SEVILLA AL DÍA
Sarsicha
Lo bello no entiende de necesidad, de aceptación o de academias, lo bello se escapa de los diccionarios, de lo correcto
Para hablar con propiedad hay que llamar a las cosas por su nombre. Ni las magdalenas son muffins ni lo disparatado es random ni un carajote es un hater, sería como otorgarle demasiada enjundia a lo que de toda la vida es un tonto a ... las tres. A ver, que cada uno se exprese como le venga dando la gana, yo soy el primero que utiliza estos anglicismos por cuestión de edad, pero estaría bien intentar preservar las marcas de nacimiento de nuestro lenguaje, los quiebros y singularidades de nuestro vocabulario, sobre todo porque esconden connotaciones que, aunque a veces no seamos capaces de apreciar, redondean el sentido de lo que expresamos. Le da un énfasis inconsciente a lo que sale de nuestros labios, como subrayando en el aire y en el acento eso a lo que nos referimos. La lengua es el beso de las identidades.
Seguro que ante esta proliferación de nuevos términos habrán escuchado a alguna persona mayor soltar aquella frase de «con lo bonito que es decir nosequé en vez de nosecuantos». Y es que es así, claro que se pueden añadir e incluir a nuestro acervo nuevas palabras, claro que es positivo ampliar horizontes, pero la clave de esta reivindicación es lo bonito, lo hermoso que resulta el conservar la etimología de nuestro pasado, heredar la manera de comunicarse de nuestros abuelos.
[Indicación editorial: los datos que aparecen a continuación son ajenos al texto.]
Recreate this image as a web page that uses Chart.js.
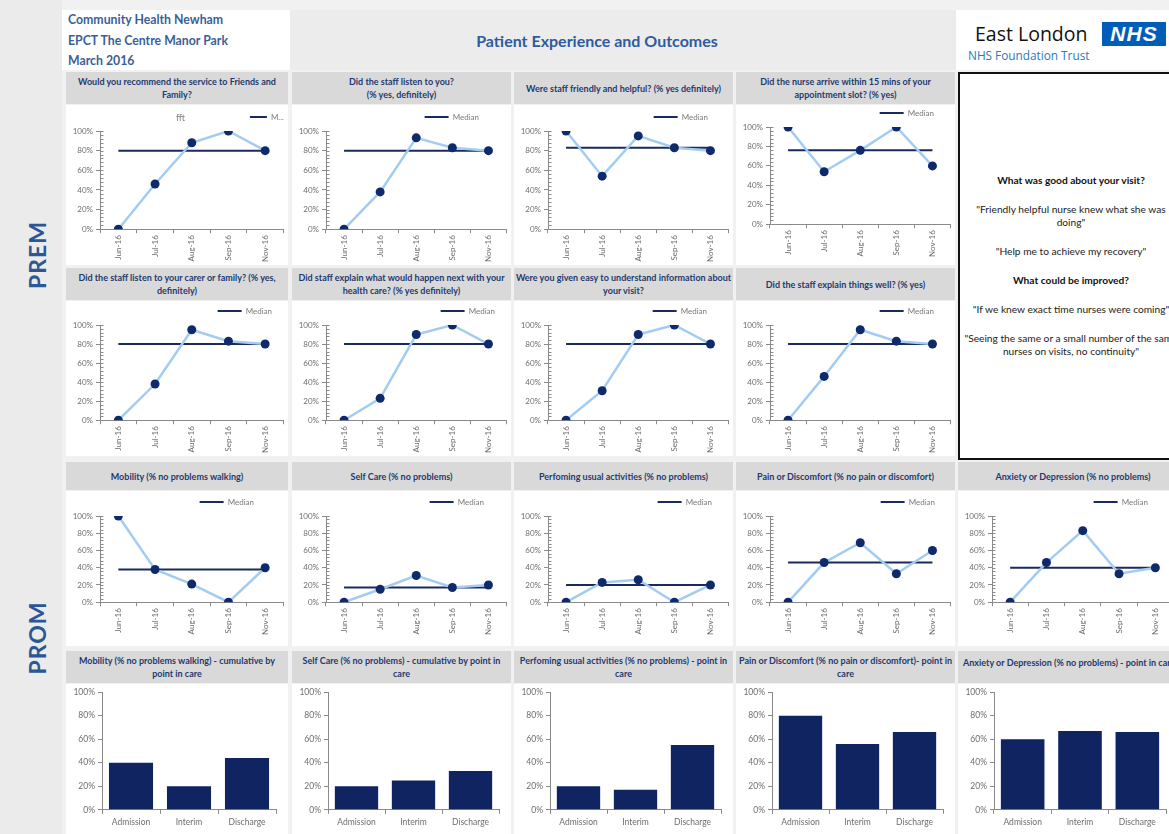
<!DOCTYPE html>
<html lang="en">
<head>
<meta charset="UTF-8">
<title>Patient Experience and Outcomes</title>
<script src="https://cdn.jsdelivr.net/npm/chart.js@4"></script>
<style>
    body {
        margin: 0;
        width: 1169px;
        height: 834px;
        overflow: hidden;
        position: relative;
        background: #f1f1f1;
        font-family: Lato, "Open Sans", sans-serif;
    }

    .abs { position: absolute; }

    .side {
        left: 0; top: 0; width: 62px; height: 834px;
        background: #ebebeb;
    }

    .side span {
        position: absolute;
        left: 37px;
        transform: translate(-50%, -50%) rotate(-90deg);
        color: #2b5797;
        font-weight: bold;
        font-size: 23px;
        letter-spacing: 1px;
    }

    .org {
        left: 62px; top: 10px; width: 228px; height: 60px;
        background: #fff;
        color: #3a5f98;
        font-weight: bold;
        font-size: 12.3px;
        line-height: 20.5px;
        padding-left: 6px;
        box-sizing: border-box;
    }

    .banner {
        left: 290px; top: 10px; width: 666px; height: 60px;
        background: #ececec;
        color: #2f5b9e;
        font-size: 16px;
        font-weight: bold;
        display: flex; align-items: center; justify-content: center;
        padding-right: 52px;
        box-sizing: border-box;
    }

    .logo {
        left: 956px; top: 10px; width: 213px; height: 60px;
        background: #fff;
    }

    .logo .name { position: absolute; left: 19px; top: 10px; font-size: 19.5px; color: #111; font-family: "Open Sans", sans-serif; }
    .logo .nhs {
        position: absolute; left: 146px; top: 12px; width: 64px; height: 24px;
        background: #005eb8; color: #fff;
        font: italic bold 21px "Liberation Sans", Arial, sans-serif;
        line-height: 24px; text-align: center; letter-spacing: 1px;
    }
    .logo .trust { position: absolute; left: 12px; top: 37px; font-size: 11.8px; color: #2a7ab8; font-family: "Open Sans", sans-serif; }

    .ttl {
        background: #d9d9d9;
        color: #1f3a6e;
        font-weight: bold;
        font-size: 9px;
        line-height: 13px;
        text-align: center;
        white-space: pre;
        display: flex; align-items: center; justify-content: center;
        overflow: hidden;
    }

    .plot { background: #fff; }

    .fft { color: #7f7f7f; font-size: 9px; }

    .notes {
        left: 958px; top: 72px; width: 226px; height: 388px;
        box-sizing: border-box;
        border: 2px solid #111;
        background: #fff;
        display: flex; flex-direction: column; justify-content: center; align-items: center;
        color: #222;
        font-size: 10.2px;
        line-height: 13px;
        text-align: center;
        white-space: pre;
    }
    .notes p { margin: 8px 0; }
    .notes b { color: #111; }
</style>
</head>
<body>

<div class="abs side"><span style="top:255px">PREM</span><span style="top:638px">PROM</span></div>

<div class="abs org">Community Health Newham<br>EPCT The Centre Manor Park<br>March 2016</div>
<div class="abs banner">Patient Experience and Outcomes</div>
<div class="abs logo">
    <div class="name">East London</div>
    <div class="nhs">NHS</div>
    <div class="trust">NHS Foundation Trust</div>
</div>

<div class="abs notes">
    <p><b>What was good about your visit?</b></p>
    <p>"Friendly helpful nurse knew what she was
doing"</p>
    <p>"Help me to achieve my recovery"</p>
    <p><b>What could be improved?</b></p>
    <p>"If we knew exact time nurses were coming"</p>
    <p>"Seeing the same or a small number of the same
nurses on visits, no continuity"</p>
</div>

<script>
    // months surveyed and points in care
    const months = ['Jun-16', 'Jul-16', 'Aug-16', 'Sep-16', 'Nov-16'];
    const carePoints = ['Admission', 'Interim', 'Discharge'];

    // PREM - monthly % and median
    const fftValues = [0, 46, 88, 100, 80];
    const fftMedian = [80, 80, 80, 80, 80];
    const listenValues = [0, 38, 93, 83, 80];
    const listenMedian = [80, 80, 80, 80, 80];
    const friendlyValues = [100, 54, 95, 83, 80];
    const friendlyMedian = [83, 83, 83, 83, 83];
    const arriveValues = [100, 54, 76, 100, 60];
    const arriveMedian = [76, 76, 76, 76, 76];
    const carerValues = [0, 38, 95, 83, 80];
    const carerMedian = [80, 80, 80, 80, 80];
    const nextValues = [0, 23, 90, 100, 80];
    const nextMedian = [80, 80, 80, 80, 80];
    const infoValues = [0, 31, 90, 100, 80];
    const infoMedian = [80, 80, 80, 80, 80];
    const explainValues = [0, 46, 95, 83, 80];
    const explainMedian = [80, 80, 80, 80, 80];

    // PROM - monthly % and median
    const mobilityValues = [100, 38, 21, 0, 40];
    const mobilityMedian = [38, 38, 38, 38, 38];
    const selfCareValues = [0, 15, 31, 17, 20];
    const selfCareMedian = [17, 17, 17, 17, 17];
    const activityValues = [0, 23, 26, 0, 20];
    const activityMedian = [20, 20, 20, 20, 20];
    const painValues = [0, 46, 69, 33, 60];
    const painMedian = [46, 46, 46, 46, 46];
    const anxietyValues = [0, 46, 83, 33, 40];
    const anxietyMedian = [40, 40, 40, 40, 40];

    // PROM - by point in care
    const mobilityCare = [40, 20, 44];
    const selfCareCare = [20, 25, 33];
    const activityCare = [20, 17, 55];
    const painCare = [80, 56, 66];
    const anxietyCare = [60, 67, 66];

    Chart.defaults.font.family = "Lato, 'Open Sans', sans-serif";
    Chart.defaults.font.size = 8;
    Chart.defaults.color = '#6e6e6e';
    Chart.defaults.animation = false;
    Chart.defaults.plugins.tooltip.enabled = false;

    const NAVY = '#0f2a6b';
    const MEDIAN = '#1b2a5e';
    const LIGHT = '#a3ccf3';
    const BAR = '#0f2461';
    const AXIS = '#8a8a8a';

    // panel grid
    const colX = [66, 292, 514, 736, 958];
    const colW = [222, 219, 219, 219, 220];
    const rowTitle = [[72, 32], [268, 32], [462, 28], [651, 32]];
    const rowChart = [[105, 160], [301, 155], [491, 155], [684, 150]];

    function panel(row, col, title, titleWidth, titleStyle) {
        const t = document.createElement('div');
        t.className = 'abs ttl';
        t.style.cssText = `left:${colX[col]}px;top:${rowTitle[row][0]}px;width:${titleWidth || colW[col]}px;height:${rowTitle[row][1]}px;${titleStyle || ''}`;
        t.textContent = title;
        document.body.appendChild(t);
        const box = document.createElement('div');
        box.className = 'abs plot';
        box.style.cssText = `left:${colX[col]}px;top:${rowChart[row][0]}px;width:${colW[col]}px;height:${rowChart[row][1]}px`;
        const c = document.createElement('canvas');
        box.appendChild(c);
        document.body.appendChild(box);
        return c;
    }

    // small inner ticks between the % gridlines
    const minorTicks = {
        id: 'minorTicks',
        beforeDatasetsDraw(chart, args, opts) {
            if (!opts.step) return;
            const y = chart.scales.y;
            const ctx = chart.ctx;
            const x0 = Math.round(y.right) + 0.5;
            ctx.save();
            ctx.strokeStyle = AXIS;
            ctx.lineWidth = 1;
            for (let v = y.min; v <= y.max; v += opts.step) {
                const py = Math.round(y.getPixelForValue(v)) + 0.5;
                ctx.beginPath();
                ctx.moveTo(x0, py);
                ctx.lineTo(x0 + 3, py);
                ctx.stroke();
            }
            ctx.restore();
        }
    };

    // pull the legend in from the right edge
    const legendShift = {
        id: 'legendShift',
        afterLayout(chart, args, opts) {
            if (chart.legend && opts.x) {
                chart.legend.left -= opts.x;
                chart.legend.right -= opts.x;
            }
        }
    };

    const pct = v => v + '%';

    function lineChart(canvas, values, median, o) {
        return new Chart(canvas, {
            type: 'line',
            data: {
                labels: months,
                datasets: [{
                    label: o.legend || 'Median',
                    data: median,
                    borderColor: MEDIAN,
                    borderWidth: 2,
                    pointRadius: 0,
                    pointStyle: 'line',
                    order: 1
                }, {
                    label: 'Value',
                    data: values,
                    borderColor: LIGHT,
                    borderWidth: 2.5,
                    pointRadius: 4.5,
                    pointBackgroundColor: NAVY,
                    pointBorderColor: NAVY,
                    pointBorderWidth: 0,
                    order: 0
                }]
            },
            options: {
                responsive: true,
                maintainAspectRatio: false,
                layout: { padding: { top: o.top, right: 3, left: 2, bottom: o.bottom } },
                plugins: {
                    legend: {
                        align: 'end',
                        labels: {
                            filter: item => item.datasetIndex === 0,
                            usePointStyle: true,
                            pointStyleWidth: o.lineW || 24,
                            boxHeight: 8,
                            padding: 4,
                            color: '#7a7a7a'
                        }
                    },
                    minorTicks: { step: 4 },
                    legendShift: { x: o.shift || 0 }
                },
                scales: {
                    x: {
                        offset: true,
                        grid: { offset: true, drawOnChartArea: false, tickLength: 4, color: AXIS },
                        border: { color: AXIS },
                        ticks: { minRotation: 90, maxRotation: 90, padding: 2 }
                    },
                    y: {
                        min: 0, max: 100,
                        ticks: { stepSize: 20, callback: pct, padding: 3 },
                        grid: { drawOnChartArea: false, tickLength: 4, color: AXIS },
                        border: { color: AXIS },
                        afterFit: s => { s.width = 32; }
                    }
                }
            },
            plugins: [minorTicks, legendShift]
        });
    }

    function barChart(canvas, values) {
        return new Chart(canvas, {
            type: 'bar',
            data: {
                labels: carePoints,
                datasets: [{
                    data: values,
                    backgroundColor: BAR,
                    categoryPercentage: 1,
                    barPercentage: 0.76
                }]
            },
            options: {
                responsive: true,
                maintainAspectRatio: false,
                layout: { padding: { top: 7, right: 12, left: 2, bottom: 4 } },
                plugins: { legend: { display: false } },
                scales: {
                    x: {
                        grid: { offset: true, drawOnChartArea: false, tickLength: 4, color: AXIS },
                        border: { color: AXIS },
                        ticks: { font: { size: 8.5 }, padding: 3 }
                    },
                    y: {
                        min: 0, max: 100,
                        ticks: { stepSize: 20, callback: pct, padding: 3, font: { size: 8.5 } },
                        grid: { drawOnChartArea: false, tickLength: 4, color: AXIS },
                        border: { color: AXIS },
                        afterFit: s => { s.width = 34; }
                    }
                }
            }
        });
    }

    // PREM row 1
    lineChart(panel(0, 0, 'Would you recommend the service to Friends and\nFamily?'),
        fftValues, fftMedian, { top: 4, bottom: 1, legend: 'M...', lineW: 17, shift: -3 });
    lineChart(panel(0, 1, 'Did the staff listen to you?\n(% yes, definitely)'),
        listenValues, listenMedian, { top: 4, bottom: 1, shift: 25 });
    lineChart(panel(0, 2, 'Were staff friendly and helpful? (% yes definitely)'),
        friendlyValues, friendlyMedian, { top: 4, bottom: 1, shift: 18 });
    lineChart(panel(0, 3, 'Did the nurse arrive within 15 mins of your\nappointment slot? (% yes)'),
        arriveValues, arriveMedian, { top: 0, bottom: 6, shift: 14 });

    // PREM row 2
    lineChart(panel(1, 0, 'Did the staff listen to your carer or family? (% yes,\ndefinitely)'),
        carerValues, carerMedian, { top: 2, bottom: 1, shift: 9 });
    lineChart(panel(1, 1, 'Did staff explain what would happen next with your\nhealth care? (% yes definitely)'),
        nextValues, nextMedian, { top: 2, bottom: 1, shift: 9 });
    lineChart(panel(1, 2, 'Were you given easy to understand information about\nyour visit?'),
        infoValues, infoMedian, { top: 2, bottom: 1, shift: 19 });
    lineChart(panel(1, 3, 'Did the staff explain things well? (% yes)'),
        explainValues, explainMedian, { top: 2, bottom: 1, shift: 14 });

    // PROM monthly
    lineChart(panel(2, 0, 'Mobility (% no problems walking)'),
        mobilityValues, mobilityMedian, { top: 3, bottom: 9, shift: 27 });
    lineChart(panel(2, 1, 'Self Care (% no problems)'),
        selfCareValues, selfCareMedian, { top: 3, bottom: 9, shift: 20 });
    lineChart(panel(2, 2, 'Perfoming usual activities (% no problems)'),
        activityValues, activityMedian, { top: 3, bottom: 9, shift: 14 });
    lineChart(panel(2, 3, 'Pain or Discomfort (% no pain or discomfort)'),
        painValues, painMedian, { top: 3, bottom: 9, shift: 13 });
    lineChart(panel(2, 4, 'Anxiety or Depression (% no problems)', 230),
        anxietyValues, anxietyMedian, { top: 3, bottom: 9, shift: 23 });

    // PROM by point in care
    barChart(panel(3, 0, 'Mobility (% no problems walking) - cumulative by\npoint in care'), mobilityCare);
    barChart(panel(3, 1, 'Self Care (% no problems) - cumulative by point in\ncare'), selfCareCare);
    barChart(panel(3, 2, 'Perfoming usual activities (% no problems) - point in\ncare'), activityCare);
    barChart(panel(3, 3, 'Pain or Discomfort (% no pain or discomfort)- point in\ncare'), painCare);
    barChart(panel(3, 4, 'Anxiety or Depression (% no problems) - point in care', 240,
        'justify-content:flex-start;padding-left:5px;align-items:flex-start;padding-top:5px;box-sizing:border-box'), anxietyCare);

    // chart title inside the first panel
    const fft = document.createElement('div');
    fft.className = 'abs fft';
    fft.style.cssText = 'left:176px;top:112px';
    fft.textContent = 'fft';
    document.body.appendChild(fft);
</script>
</body>
</html>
Lo bello no entiende de necesidad, de aceptación o de academias, lo bello se escapa de los diccionarios, de lo correcto. Venía masticando esta reflexión desde que este año Kike Remolino haya llevado al Falla su chirigota 'Los Butaneros', que se vertebra a través del personaje de unos viejos rockeros que se resisten a que se pierda la costumbre gaditana de llamar 'butano' al litro de cerveza. También en esa línea iba una de las cuartetas del popurrí de 'Los Calaítas', flamantes ganadores, esos Eugenios que con mucha retranca enumeraban un montón de peculiares acepciones andaluzas (cambembo, chufla, aliquindoi) para acabar diciendo que luego nos quejamos de que el catalán no hay quien lo entienda.
No sé, creo que las palabras correctas hablan más de lo que dicen, significan más de lo que significan. Lo comprobé el pasado domingo al volver de Cádiz con el hambre ganándole al cansancio. Tenía antojo de algo, pero no sabía de qué. Hasta que quien me acompañaba propuso ir a tomar una salchicha. No un hot dog, no un perrito caliente. Una salchicha. Y ya sabrá usted, querido lector, lo que evoca eso en Sevilla, lo que colorea en la imaginación. La farola que serpentea, el azulejo que corona la casa antigua, la cancela verde, las sillas de plástico, el servilletero de Cruzcampo, el camarero vestido de negro fumando en la puerta, la carta plastificada, los botes rojos y amarillos sobre la mesa con la papelera calzando la pata, la otra bandera de España. Una 'sarsicha'. Un Akela. Y punto en boca.